THE GVCA CODE OF ETHICS

This Code of Ethics consists of moral obligations aimed at upholding the dignity and integrity of The Guildwood Village Community Association. It is designed to assist the operating efficiency of the Association as a whole, and the Executive Committee specifically, in the interpretation of the aims and objectives of the Association.

ARTICLE 1

The first duty of the association must be to strictly observe its Constitution, by-laws, and amendments, equally and without regard to race, creed, colour, religion, ethnic origin, sex or political affiliation.

ARTICLE 2

The executive committee respects the confidentiality of all information relevant to the Association’s business, including membership and other lists collected as a result of Association activities.

ARTICLE 3

The executive committee carries out all the Association’s affairs in a financially responsible and timely manner.

ARTICLE 4

The Association welcomes the interest of people who live outside the designated boundaries.

ARTICLE 5

The Association must be sensitive to personal problems and financial needs of residents particularly with regard to membership fees, program/activity participation and registration in scheduled activities.

ARTICLE 6

The executive officers of the Association will be circumspect about remarks or activities which may have direct bearing on discussions or decisions undertaken by the Executive Committee.

ARTICLE 7

The executive officers of the Association will be most circumspect in their remarks or activities concerning the genuine attempts of other groups or organization to resolve problems, and attempt solutions through negotiation and compromise.

ARTICLE 8

The Association is prepared to help new community groups and association who need advice and resources to become successfully established.

ARTICLE 9

The Association shows no political or organizational affiliation.
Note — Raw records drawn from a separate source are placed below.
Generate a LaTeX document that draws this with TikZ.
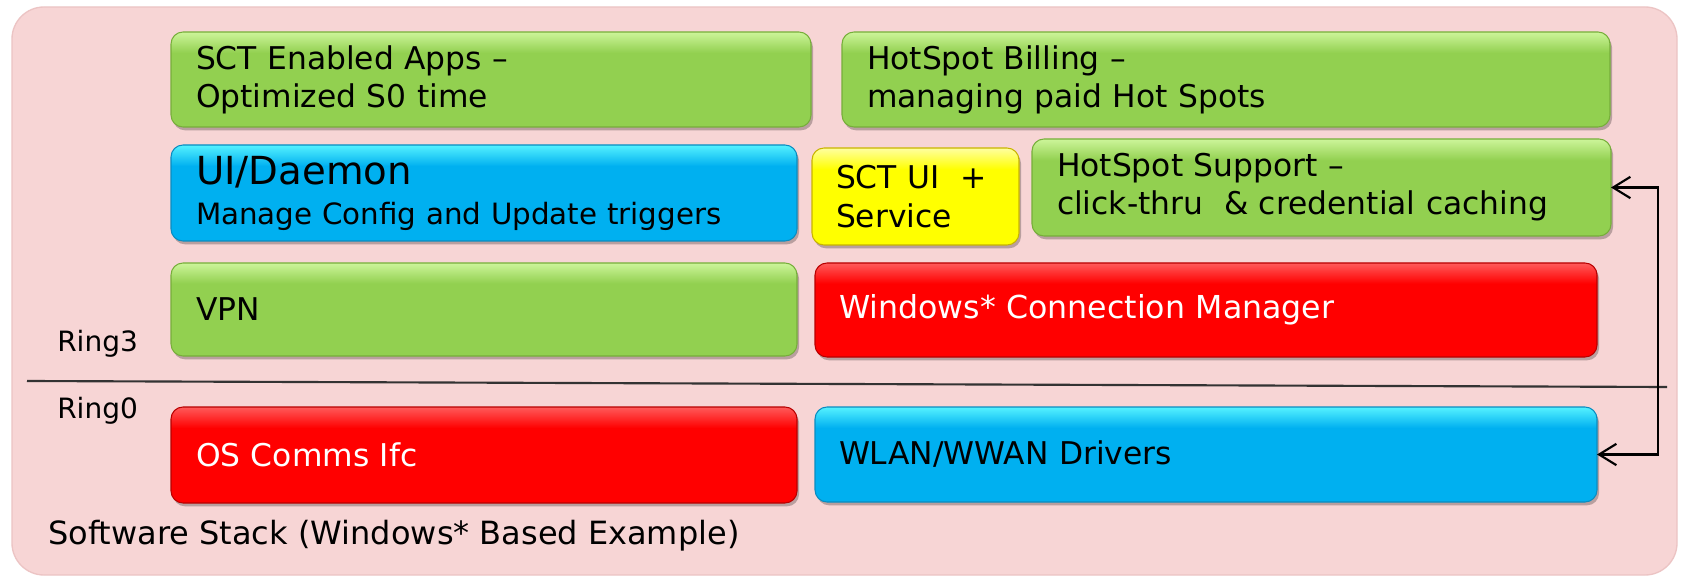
\documentclass[tikz,border=0pt]{standalone}
\usepackage{fontspec}
\setmainfont{DejaVu Sans}
\usetikzlibrary{arrows.meta,shadows}
\definecolor{bgpink}{RGB}{247,213,213}
\definecolor{bgedge}{RGB}{236,196,196}
\definecolor{gbody}{HTML}{92D050}
\definecolor{glight}{HTML}{CDF59A}
\definecolor{gedge}{HTML}{76AE3A}
\definecolor{bbody}{HTML}{00B0F0}
\definecolor{blight}{HTML}{55F2FF}
\definecolor{bedge}{HTML}{0A8CC0}
\definecolor{rbody}{HTML}{FF0000}
\definecolor{rlight}{HTML}{FF5A5A}
\definecolor{redge}{HTML}{B80000}
\definecolor{ybody}{HTML}{FFFF00}
\definecolor{ylight}{HTML}{FFFFA0}
\definecolor{yedge}{HTML}{C8B400}
\definecolor{divline}{HTML}{333333}
\pgfdeclareverticalshading{gshade}{100bp}{color(0bp)=(gbody); color(25bp)=(gbody); color(64bp)=(gbody); color(75bp)=(glight); color(100bp)=(glight)}
\pgfdeclareverticalshading{bshade}{100bp}{color(0bp)=(bbody); color(25bp)=(bbody); color(64bp)=(bbody); color(75bp)=(blight); color(100bp)=(blight)}
\pgfdeclareverticalshading{rshade}{100bp}{color(0bp)=(rbody); color(25bp)=(rbody); color(64bp)=(rbody); color(75bp)=(rlight); color(100bp)=(rlight)}
\pgfdeclareverticalshading{yshade}{100bp}{color(0bp)=(ybody); color(25bp)=(ybody); color(64bp)=(ybody); color(75bp)=(ylight); color(100bp)=(ylight)}
\tikzset{
  box/.style={rounded corners=9pt, line width=0.8pt, inner xsep=18.75pt, inner ysep=0pt, outer sep=0pt,
    align=left, anchor=north west, font=\fontsize{23.5}{28.5}\selectfont,
    drop shadow={shadow xshift=1.5pt, shadow yshift=-2.5pt, opacity=0.25, fill=black}},
  gbox/.style={box, shading=gshade, draw=gedge, text=black},
  bbox/.style={box, shading=bshade, draw=bedge, text=black},
  rbox/.style={box, shading=rshade, draw=redge, text=white},
  ybox/.style={box, shading=yshade, draw=yedge, text=black},
  lbl/.style={anchor=west, inner sep=0pt, text=black},
  conn/.style={line width=1.6pt, black, {Straight Barb[length=13pt,width=16pt,line width=1.6pt]}-{Straight Barb[length=13pt,width=16pt,line width=1.6pt]}}
}
\begin{document}
\begin{tikzpicture}[x=0.75pt,y=-0.75pt]
\useasboundingbox (0,0) rectangle (1681,577);
\fill[white] (0,0) rectangle (1681,577);
\node[draw=bgedge, line width=1pt, fill=bgpink, rounded corners=24pt, anchor=north west, inner sep=0pt, outer sep=0pt,
  minimum width=1248.75pt, minimum height=426pt] (stack) at (12,7) {};

\node[gbox, text width=442.5pt, minimum height=71.25pt] (apps) at (171,32) {SCT Enabled Apps --\\Optimized S0 time};
\node[gbox, text width=538.5pt, minimum height=71.25pt] (billing) at (842,32) {HotSpot Billing --\\managing paid Hot Spots};
\node[bbox, text width=432pt, minimum height=72pt, font=\fontsize{22}{30}\selectfont] (ui) at (171,145) {{\fontsize{29}{30}\selectfont UI/Daemon}\\Manage Config and Update triggers};
\node[ybox, inner xsep=18pt, text width=119.25pt, minimum height=72.75pt, font=\fontsize{23.5}{29}\selectfont] (sctui) at (812,148) {SCT UI\ \ +\\Service};
\node[gbox, text width=396.75pt, minimum height=72.75pt] (hss) at (1032,139) {HotSpot Support --\\click-thru\ \ \& credential caching};
\node[gbox, text width=432pt, minimum height=69.75pt] (vpn) at (171,263) {VPN};
\node[rbox, inner xsep=18pt, text width=550.5pt, minimum height=70.5pt, font=\fontsize{23.7}{28.5}\selectfont] (wcm) at (815,263) {Windows* Connection Manager};
\node[rbox, text width=432pt, minimum height=72pt] (os) at (171,407) {OS Comms Ifc};
\node[bbox, inner xsep=18pt, text width=550.5pt, minimum height=71.25pt] (wlan) at (815,407) {WLAN/WWAN Drivers};

\node[lbl, font=\fontsize{21}{25}\selectfont] (ring3) at (57,344) {Ring3};
\node[lbl, font=\fontsize{21}{25}\selectfont] (ring0) at (57,411) {Ring0};
\node[lbl, font=\fontsize{24}{28}\selectfont] (title) at (48,536) {Software Stack (Windows* Based Example)};

\coordinate (dl) at (27,381);
\coordinate (dr) at (1667,387);
\draw[line width=1.6pt, divline] (dl) -- (dr);

\coordinate (ax) at (1658,0);
\draw[conn] (hss.east) -- (hss.east -| ax) |- (wlan.east);
\end{tikzpicture}
\end{document}
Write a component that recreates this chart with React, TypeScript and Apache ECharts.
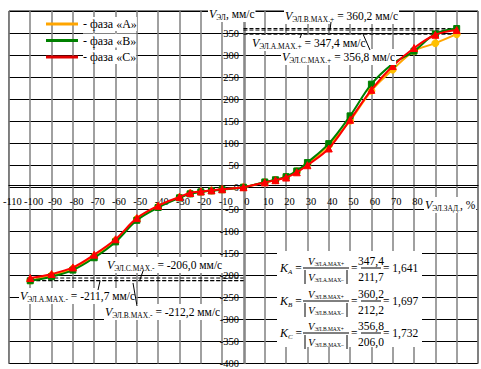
import React, { useEffect, useRef } from 'react';
import * as echarts from 'echarts';

const xValues = [-100, -90, -80, -70, -60, -50, -40, -30, -25, -20, -15, -10, 0, 10, 15, 20, 25, 30, 40, 50, 60, 70, 80, 90, 100];
const phaseA = [-211.7, -200, -185, -157, -121, -72, -44, -23, -14, -10, -7.5, -5, 0, 11, 16, 23, 36, 52, 95, 151, 219, 267, 309, 327, 347.4];
const phaseB = [-212.2, -203, -188, -160, -124, -75, -46, -24, -15, -10.5, -8, -5.5, 0, 12, 17, 24, 37, 56, 99, 162, 234, 280, 309, 348, 360.2];
const phaseC = [-206.0, -197, -182, -153, -118, -70, -42, -22, -13, -9.5, -7, -4.5, 0, 11, 16, 22, 34, 50, 88, 153, 221, 275, 316, 346, 356.8];
const phaseNames = ['фаза «А»', 'фаза «В»', 'фаза «С»'];
const phaseLetters = ['А', 'В', 'С'];
const maxPos = [347.4, 360.2, 356.8];
const maxNeg = [-211.7, -212.2, -206.0];
const fracSubs = ['А', 'В', 'В'];

const FF = "'Liberation Serif','Times New Roman',serif";
const fmt = (v: number) => v.toFixed(1).replace('.', ',');

const rich: any = {
  v: { fontFamily: FF, fontStyle: 'italic', fontSize: 12, color: '#000', lineHeight: 14, verticalAlign: 'middle' },
  s: { fontFamily: FF, fontSize: 7.5, color: '#000', lineHeight: 14, verticalAlign: 'bottom' },
  t: { fontFamily: FF, fontSize: 11.5, color: '#000', lineHeight: 14, verticalAlign: 'middle' },
  n: { fontFamily: FF, fontSize: 11.5, color: '#000', lineHeight: 13, verticalAlign: 'middle' },
  fv: { fontFamily: FF, fontStyle: 'italic', fontSize: 10.5, color: '#000', lineHeight: 12, verticalAlign: 'middle' },
  fs: { fontFamily: FF, fontSize: 5.5, color: '#000', lineHeight: 12, verticalAlign: 'bottom' },
  ks: { fontFamily: FF, fontStyle: 'italic', fontSize: 7, color: '#000', lineHeight: 14, verticalAlign: 'bottom' },
};

function label(x: number, y: number, text: string, align = 'left') {
  return {
    type: 'text', x, y, z: 60,
    style: { text, rich, backgroundColor: '#fff', padding: [1, 1, 1, 1], align, verticalAlign: 'middle', textAlign: align, textVerticalAlign: 'middle' },
  };
}
function txt(x: number, y: number, text: string, align = 'center') {
  return {
    type: 'text', x, y, z: 62,
    style: { text, rich, align, verticalAlign: 'middle', textAlign: align, textVerticalAlign: 'middle' },
  };
}
function ln(x1: number, y1: number, x2: number, y2: number, w = 1) {
  return { type: 'line', z: 61, shape: { x1, y1, x2, y2 }, style: { stroke: '#000', lineWidth: w } };
}

export default function App() {
  const ref = useRef<HTMLDivElement>(null);
  useEffect(() => {
    if (!ref.current) return;
    const chart = echarts.init(ref.current, undefined, { renderer: 'svg' });
    const mk = (name: string, data: number[], lineColor: string, symColor: string, symbol: string, size: number, z: number) => ({
      type: 'line', name, z,
      data: xValues.map((x, i) => [x, data[i]]),
      smooth: 0.35, symbol, symbolSize: size,
      lineStyle: { color: lineColor, width: 2 },
      itemStyle: { color: symColor, borderColor: symColor },
    });
    const dashed: any[] = [];
    maxPos.forEach((v) => dashed.push({ type: 'line', silent: true, z: 1, symbol: 'none', data: [[0, v], [100, v]], lineStyle: { color: '#000', width: 1, type: [4, 2] } }));
    maxNeg.forEach((v) => dashed.push({ type: 'line', silent: true, z: 1, symbol: 'none', data: [[-100, v], [0, v]], lineStyle: { color: '#000', width: 1, type: [4, 2] } }));

    const elements: any[] = [];
    elements.push(label(208, 14, '{v|V}{s|ЭЛ}{t|, мм/с}'));
    elements.push(label(424, 205, '{v|V}{s|ЭЛ.ЗАД.}{t|, %}'));
    elements.push(label(284, 16, `{v|V}{s|ЭЛ.${phaseLetters[1]}.MAX.+}{t| = ${fmt(maxPos[1])} мм/с}`));
    elements.push(label(251, 43, `{v|V}{s|ЭЛ.${phaseLetters[0]}.MAX.+}{t| = ${fmt(maxPos[0])} мм/с}`));
    elements.push(label(281, 57, `{v|V}{s|ЭЛ.${phaseLetters[2]}.MAX.+}{t| = ${fmt(maxPos[2])} мм/с}`));
    elements.push(label(106, 265, `{v|V}{s|ЭЛ.${phaseLetters[2]}.MAX.-}{t| = ${fmt(maxNeg[2])} мм/с}`));
    elements.push(label(19, 296, `{v|V}{s|ЭЛ.${phaseLetters[0]}.MAX.-}{t| = ${fmt(maxNeg[0])} мм/с}`));
    elements.push(label(104, 312, `{v|V}{s|ЭЛ.${phaseLetters[1]}.MAX.-}{t| = ${fmt(maxNeg[1])} мм/с}`));
    elements.push(ln(331, 22, 330, 30));
    elements.push(ln(301.5, 34, 300, 38));
    elements.push(ln(363, 34, 370, 50));
    elements.push(ln(143, 271, 139.5, 281));
    elements.push(ln(100, 281, 98, 290));
    elements.push(ln(133, 283, 137, 306));
    elements.push({ type: 'rect', z: 55, shape: { x: 277, y: 251, width: 145, height: 96 }, style: { fill: '#fff' } });
    const rowY = [268, 301, 333];
    const kLetters = ['A', 'B', 'C'];
    rowY.forEach((y0, i) => {
      const k = (maxPos[i] / Math.abs(maxNeg[i])).toFixed(3).replace('.', ',');
      elements.push(txt(280, y0, `{v|K}{ks|${kLetters[i]}}{n| =}`, 'left'));
      elements.push(txt(326, y0 - 7, `{fv|V}{fs|ЭЛ.${fracSubs[i]}.MAX+}`));
      elements.push(ln(303, y0, 349, y0));
      elements.push(txt(326, y0 + 9, `{fv|V}{fs|ЭЛ.${fracSubs[i]}.MAX–}`));
      elements.push(ln(305, y0 + 2, 305, y0 + 16));
      elements.push(ln(347, y0 + 2, 347, y0 + 16));
      elements.push(txt(351, y0, '{n|=}', 'left'));
      elements.push(txt(371, y0 - 7, `{n|${fmt(maxPos[i])}}`));
      elements.push(ln(361, y0, 381, y0));
      elements.push(txt(371, y0 + 9, `{n|${fmt(Math.abs(maxNeg[i]))}}`));
      elements.push(txt(383, y0, `{n|= ${k}}`, 'left'));
    });

    chart.setOption({
      animation: false,
      backgroundColor: '#fff',
      grid: { left: 8, top: 11, width: 472, height: 356, show: true, borderColor: '#000', borderWidth: 1, backgroundColor: 'transparent' },
      legend: {
        data: [
          { name: phaseNames[0], itemStyle: { color: '#FFA500' } },
          { name: phaseNames[1], itemStyle: { color: '#008000' } },
          { name: phaseNames[2], itemStyle: { color: '#E00000' } },
        ],
        orient: 'vertical', left: 46, top: 17, icon: 'rect', itemWidth: 32, itemHeight: 3, itemGap: 2.5, padding: 0,
        formatter: (n: string) => '- ' + n,
        textStyle: { fontFamily: FF, fontSize: 12, color: '#000', backgroundColor: '#fff', padding: 0, lineHeight: 14 },
      },
      xAxis: {
        type: 'value', min: -110, max: 110, interval: 10, position: 'bottom', offset: -178,
        axisLine: { onZero: false, lineStyle: { color: '#000', width: 1.2 } },
        axisTick: { show: false },
        axisLabel: { fontFamily: FF, fontSize: 10.5, color: '#000', margin: 10, padding: [0, 0, 0, 7], showMinLabel: true, formatter: (v: number) => (v >= 90 ? '' : String(v)) },
        splitLine: { show: true, lineStyle: { color: '#808080', width: 1.5 } },
      },
      yAxis: {
        type: 'value', min: -400, max: 400, interval: 50, position: 'left', offset: -236,
        axisLine: { onZero: false, lineStyle: { color: '#808080', width: 1.5 } },
        axisTick: { show: false },
        axisLabel: { fontFamily: FF, fontSize: 10.5, color: '#000', margin: 6, showMinLabel: true, formatter: (v: number) => (v === 400 ? '' : String(v)) },
        splitLine: { show: true, lineStyle: { color: '#000', width: 1 } },
      },
      series: [
        ...dashed,
        mk(phaseNames[0], phaseA, '#FFA500', '#FFC000', 'circle', 7, 3),
        mk(phaseNames[1], phaseB, '#008000', '#008000', 'rect', 6, 4),
        mk(phaseNames[2], phaseC, '#FF0000', '#FF0000', 'triangle', 7, 5),
      ],
      graphic: { elements },
    });
    return () => chart.dispose();
  }, []);
  return <div ref={ref} style={{ position: 'absolute', left: 0, top: 0, width: 481, height: 369, background: '#fff' }} />;
}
The Association executive committee is obligated to work closely with elected and city officials as well organizational representatives to provide relevant, up-to-date information to the community.

ARTICLE 10

The officers of the Association will be forthright in the conduct of its affairs.

ARTICLE 11

Association officers will always act and conduct business in a manner which cannot be construed as being for the financial gain of any individual or private group from within its executive.

ARTICLE 12

The Association will hold regular meetings and officers will conscientiously attend.

ARTICLE 13

Meetings will be conducted in an orderly manner according to accepted protocol.

ARTICLE 14

The Association’s Executive Committee will maintain a complete and accurate record of all its business. Each member of the Executive Committee will maintain up-to-date records relevant to that office.

ARTICLE 15

Each member of the Association’s Executive Committee by example, serves as a role model within the community. All members will conduct themselves in a business-like manner, sensitive to the needs of the community, observing and up-holding the rules and regulations of the Association. Executive Committee members will observe that participation and enjoyment count far more than winning.

ARTICLE 16

The Association Executive Committee will observe at all times a due respect for the Laws of the Land, Federal, Provincial and Municipal.